[Some records]
------------------------------------------------------------

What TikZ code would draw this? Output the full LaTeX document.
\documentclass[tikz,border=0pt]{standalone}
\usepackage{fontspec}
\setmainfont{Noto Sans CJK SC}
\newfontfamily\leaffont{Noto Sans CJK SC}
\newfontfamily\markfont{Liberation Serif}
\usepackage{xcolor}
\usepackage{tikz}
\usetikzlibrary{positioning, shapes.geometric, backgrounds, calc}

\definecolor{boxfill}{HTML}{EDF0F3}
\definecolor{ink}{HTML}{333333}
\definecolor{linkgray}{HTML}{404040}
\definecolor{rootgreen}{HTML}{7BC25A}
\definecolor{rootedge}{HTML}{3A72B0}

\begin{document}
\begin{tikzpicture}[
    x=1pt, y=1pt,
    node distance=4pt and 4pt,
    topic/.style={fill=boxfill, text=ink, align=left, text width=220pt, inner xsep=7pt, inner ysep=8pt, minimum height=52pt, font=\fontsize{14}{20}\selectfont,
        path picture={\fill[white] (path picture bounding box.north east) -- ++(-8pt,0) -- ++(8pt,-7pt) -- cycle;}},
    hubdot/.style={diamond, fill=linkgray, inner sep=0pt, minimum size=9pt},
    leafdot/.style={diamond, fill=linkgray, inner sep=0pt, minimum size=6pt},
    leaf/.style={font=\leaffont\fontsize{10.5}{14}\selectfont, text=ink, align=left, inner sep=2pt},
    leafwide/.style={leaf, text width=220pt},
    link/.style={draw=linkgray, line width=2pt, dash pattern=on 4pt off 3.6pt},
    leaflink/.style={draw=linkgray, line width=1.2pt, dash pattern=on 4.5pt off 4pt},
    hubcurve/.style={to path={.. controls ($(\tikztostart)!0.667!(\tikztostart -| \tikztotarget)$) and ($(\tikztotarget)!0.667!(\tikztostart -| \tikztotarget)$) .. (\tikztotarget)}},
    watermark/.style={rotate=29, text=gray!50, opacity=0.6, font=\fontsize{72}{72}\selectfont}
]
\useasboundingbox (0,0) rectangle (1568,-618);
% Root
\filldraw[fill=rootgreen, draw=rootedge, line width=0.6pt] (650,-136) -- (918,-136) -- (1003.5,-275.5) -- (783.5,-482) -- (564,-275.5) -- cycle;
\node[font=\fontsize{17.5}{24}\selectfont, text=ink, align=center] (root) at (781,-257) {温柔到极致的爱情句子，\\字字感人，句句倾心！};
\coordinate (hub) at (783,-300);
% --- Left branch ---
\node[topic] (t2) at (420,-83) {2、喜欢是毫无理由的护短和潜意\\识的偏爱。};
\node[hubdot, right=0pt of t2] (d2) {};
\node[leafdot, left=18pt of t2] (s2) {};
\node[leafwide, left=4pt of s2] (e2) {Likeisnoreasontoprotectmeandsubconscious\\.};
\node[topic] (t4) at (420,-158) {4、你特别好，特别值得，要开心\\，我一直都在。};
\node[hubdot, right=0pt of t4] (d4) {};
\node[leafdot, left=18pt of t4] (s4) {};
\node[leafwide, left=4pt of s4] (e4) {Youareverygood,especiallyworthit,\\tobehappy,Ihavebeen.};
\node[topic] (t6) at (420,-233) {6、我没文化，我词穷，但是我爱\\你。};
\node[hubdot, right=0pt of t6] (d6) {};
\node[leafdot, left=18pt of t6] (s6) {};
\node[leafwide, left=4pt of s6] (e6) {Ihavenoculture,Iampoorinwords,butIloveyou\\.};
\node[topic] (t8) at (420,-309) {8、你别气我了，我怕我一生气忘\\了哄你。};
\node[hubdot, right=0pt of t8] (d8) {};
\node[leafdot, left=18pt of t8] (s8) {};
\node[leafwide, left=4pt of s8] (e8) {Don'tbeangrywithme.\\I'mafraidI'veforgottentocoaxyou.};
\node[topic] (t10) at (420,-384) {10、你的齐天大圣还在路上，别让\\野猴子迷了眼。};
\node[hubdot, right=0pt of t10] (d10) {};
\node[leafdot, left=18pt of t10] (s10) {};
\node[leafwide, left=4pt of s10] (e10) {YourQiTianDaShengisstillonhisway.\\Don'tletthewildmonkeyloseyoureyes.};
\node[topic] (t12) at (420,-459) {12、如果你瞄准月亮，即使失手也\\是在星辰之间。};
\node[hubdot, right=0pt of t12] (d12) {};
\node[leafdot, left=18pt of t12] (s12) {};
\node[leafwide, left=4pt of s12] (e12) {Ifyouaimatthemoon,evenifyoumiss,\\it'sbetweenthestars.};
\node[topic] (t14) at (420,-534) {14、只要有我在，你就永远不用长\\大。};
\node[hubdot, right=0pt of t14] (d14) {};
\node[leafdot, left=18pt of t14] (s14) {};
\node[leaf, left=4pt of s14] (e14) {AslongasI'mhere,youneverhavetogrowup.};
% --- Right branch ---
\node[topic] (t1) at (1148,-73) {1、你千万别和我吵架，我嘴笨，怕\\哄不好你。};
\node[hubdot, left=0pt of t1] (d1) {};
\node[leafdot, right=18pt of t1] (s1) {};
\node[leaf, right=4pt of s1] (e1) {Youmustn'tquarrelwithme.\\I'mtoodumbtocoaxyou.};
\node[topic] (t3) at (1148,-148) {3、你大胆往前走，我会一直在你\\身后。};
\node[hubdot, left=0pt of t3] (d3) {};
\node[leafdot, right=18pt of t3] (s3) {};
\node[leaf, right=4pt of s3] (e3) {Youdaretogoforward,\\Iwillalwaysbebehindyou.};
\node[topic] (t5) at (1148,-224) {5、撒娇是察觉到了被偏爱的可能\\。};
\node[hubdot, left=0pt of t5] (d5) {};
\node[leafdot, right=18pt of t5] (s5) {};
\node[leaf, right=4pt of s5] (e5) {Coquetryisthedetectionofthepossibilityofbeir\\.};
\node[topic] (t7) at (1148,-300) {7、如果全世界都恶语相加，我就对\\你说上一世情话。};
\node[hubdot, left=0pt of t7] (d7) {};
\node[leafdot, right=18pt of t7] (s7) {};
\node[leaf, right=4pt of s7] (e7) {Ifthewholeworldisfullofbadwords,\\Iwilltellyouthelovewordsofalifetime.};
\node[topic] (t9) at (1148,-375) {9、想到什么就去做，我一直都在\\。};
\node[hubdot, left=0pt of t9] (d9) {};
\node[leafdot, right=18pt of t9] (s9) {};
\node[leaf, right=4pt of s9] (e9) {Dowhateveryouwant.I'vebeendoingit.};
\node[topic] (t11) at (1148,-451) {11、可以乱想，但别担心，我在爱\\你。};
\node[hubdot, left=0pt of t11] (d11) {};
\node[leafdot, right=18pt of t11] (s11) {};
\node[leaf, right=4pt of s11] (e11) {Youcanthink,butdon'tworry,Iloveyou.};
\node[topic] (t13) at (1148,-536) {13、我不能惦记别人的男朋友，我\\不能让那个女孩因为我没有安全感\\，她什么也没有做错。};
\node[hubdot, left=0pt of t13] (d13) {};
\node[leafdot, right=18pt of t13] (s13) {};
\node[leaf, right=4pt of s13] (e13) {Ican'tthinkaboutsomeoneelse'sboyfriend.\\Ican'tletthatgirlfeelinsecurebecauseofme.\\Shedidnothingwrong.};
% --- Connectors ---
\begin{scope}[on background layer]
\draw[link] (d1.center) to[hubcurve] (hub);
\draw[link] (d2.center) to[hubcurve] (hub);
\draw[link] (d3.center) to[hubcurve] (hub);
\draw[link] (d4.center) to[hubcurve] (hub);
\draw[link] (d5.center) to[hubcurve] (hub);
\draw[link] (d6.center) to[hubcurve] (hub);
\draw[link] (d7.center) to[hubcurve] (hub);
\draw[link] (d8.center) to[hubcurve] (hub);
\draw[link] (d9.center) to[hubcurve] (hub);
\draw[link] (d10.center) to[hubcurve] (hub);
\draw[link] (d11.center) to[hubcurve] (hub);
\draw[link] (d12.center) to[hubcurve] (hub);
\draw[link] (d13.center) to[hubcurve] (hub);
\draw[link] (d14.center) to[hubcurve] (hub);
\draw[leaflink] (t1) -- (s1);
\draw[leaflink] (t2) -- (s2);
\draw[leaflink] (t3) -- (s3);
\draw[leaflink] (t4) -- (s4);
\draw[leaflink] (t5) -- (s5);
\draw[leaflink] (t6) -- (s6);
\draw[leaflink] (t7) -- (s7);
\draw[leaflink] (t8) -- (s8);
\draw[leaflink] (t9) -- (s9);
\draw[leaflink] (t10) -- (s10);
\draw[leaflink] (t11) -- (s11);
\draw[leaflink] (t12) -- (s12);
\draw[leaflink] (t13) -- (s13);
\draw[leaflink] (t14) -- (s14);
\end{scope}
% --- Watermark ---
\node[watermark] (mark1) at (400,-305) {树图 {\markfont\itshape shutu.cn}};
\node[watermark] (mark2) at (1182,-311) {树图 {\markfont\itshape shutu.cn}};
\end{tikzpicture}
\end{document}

------------------------------------------------------------

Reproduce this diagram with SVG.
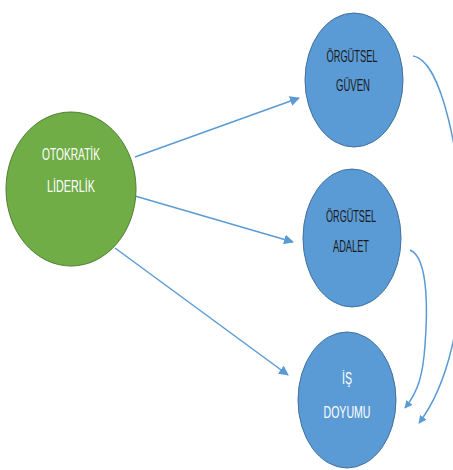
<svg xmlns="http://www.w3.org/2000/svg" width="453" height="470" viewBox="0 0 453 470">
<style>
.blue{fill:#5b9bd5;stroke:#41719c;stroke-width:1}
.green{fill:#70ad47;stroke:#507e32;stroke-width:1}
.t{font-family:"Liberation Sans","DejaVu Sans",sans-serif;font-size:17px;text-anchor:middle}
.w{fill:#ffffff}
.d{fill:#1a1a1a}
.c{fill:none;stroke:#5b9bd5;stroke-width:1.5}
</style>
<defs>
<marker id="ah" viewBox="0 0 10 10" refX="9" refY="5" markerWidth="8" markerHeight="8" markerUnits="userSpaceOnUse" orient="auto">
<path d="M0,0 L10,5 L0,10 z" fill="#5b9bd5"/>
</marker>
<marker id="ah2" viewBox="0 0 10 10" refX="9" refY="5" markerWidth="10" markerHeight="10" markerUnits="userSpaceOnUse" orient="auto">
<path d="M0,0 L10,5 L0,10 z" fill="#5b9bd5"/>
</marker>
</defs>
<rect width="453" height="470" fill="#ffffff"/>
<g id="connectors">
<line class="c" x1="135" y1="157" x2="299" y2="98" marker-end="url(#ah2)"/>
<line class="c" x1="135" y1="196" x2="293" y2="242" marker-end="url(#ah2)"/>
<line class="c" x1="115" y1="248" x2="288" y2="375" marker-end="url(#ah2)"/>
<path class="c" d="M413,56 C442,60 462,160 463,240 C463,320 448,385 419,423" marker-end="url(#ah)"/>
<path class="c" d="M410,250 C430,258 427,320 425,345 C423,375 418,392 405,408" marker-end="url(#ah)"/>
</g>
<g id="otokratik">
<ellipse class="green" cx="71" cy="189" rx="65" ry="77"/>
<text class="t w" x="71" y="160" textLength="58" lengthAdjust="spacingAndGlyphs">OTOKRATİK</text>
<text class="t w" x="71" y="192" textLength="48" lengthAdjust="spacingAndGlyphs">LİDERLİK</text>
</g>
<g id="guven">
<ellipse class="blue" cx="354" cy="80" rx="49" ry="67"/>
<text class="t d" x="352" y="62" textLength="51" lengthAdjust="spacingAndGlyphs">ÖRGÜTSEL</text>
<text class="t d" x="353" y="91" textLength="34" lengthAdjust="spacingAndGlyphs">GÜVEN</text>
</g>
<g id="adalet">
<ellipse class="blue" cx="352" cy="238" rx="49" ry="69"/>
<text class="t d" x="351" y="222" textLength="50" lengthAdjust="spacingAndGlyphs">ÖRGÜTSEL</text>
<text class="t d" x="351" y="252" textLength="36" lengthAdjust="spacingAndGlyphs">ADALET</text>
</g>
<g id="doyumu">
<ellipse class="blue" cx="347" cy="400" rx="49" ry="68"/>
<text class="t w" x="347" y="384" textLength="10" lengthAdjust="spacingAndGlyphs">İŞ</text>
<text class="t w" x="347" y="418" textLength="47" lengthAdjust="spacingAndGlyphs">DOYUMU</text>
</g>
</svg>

------------------------------------------------------------

◆ **Exercise prompt**
Look through the data above. Each line containing the word "this" needs to be copied.

◆ **Response**
What TikZ code would draw this? Output the full LaTeX document.
Reproduce this diagram with SVG.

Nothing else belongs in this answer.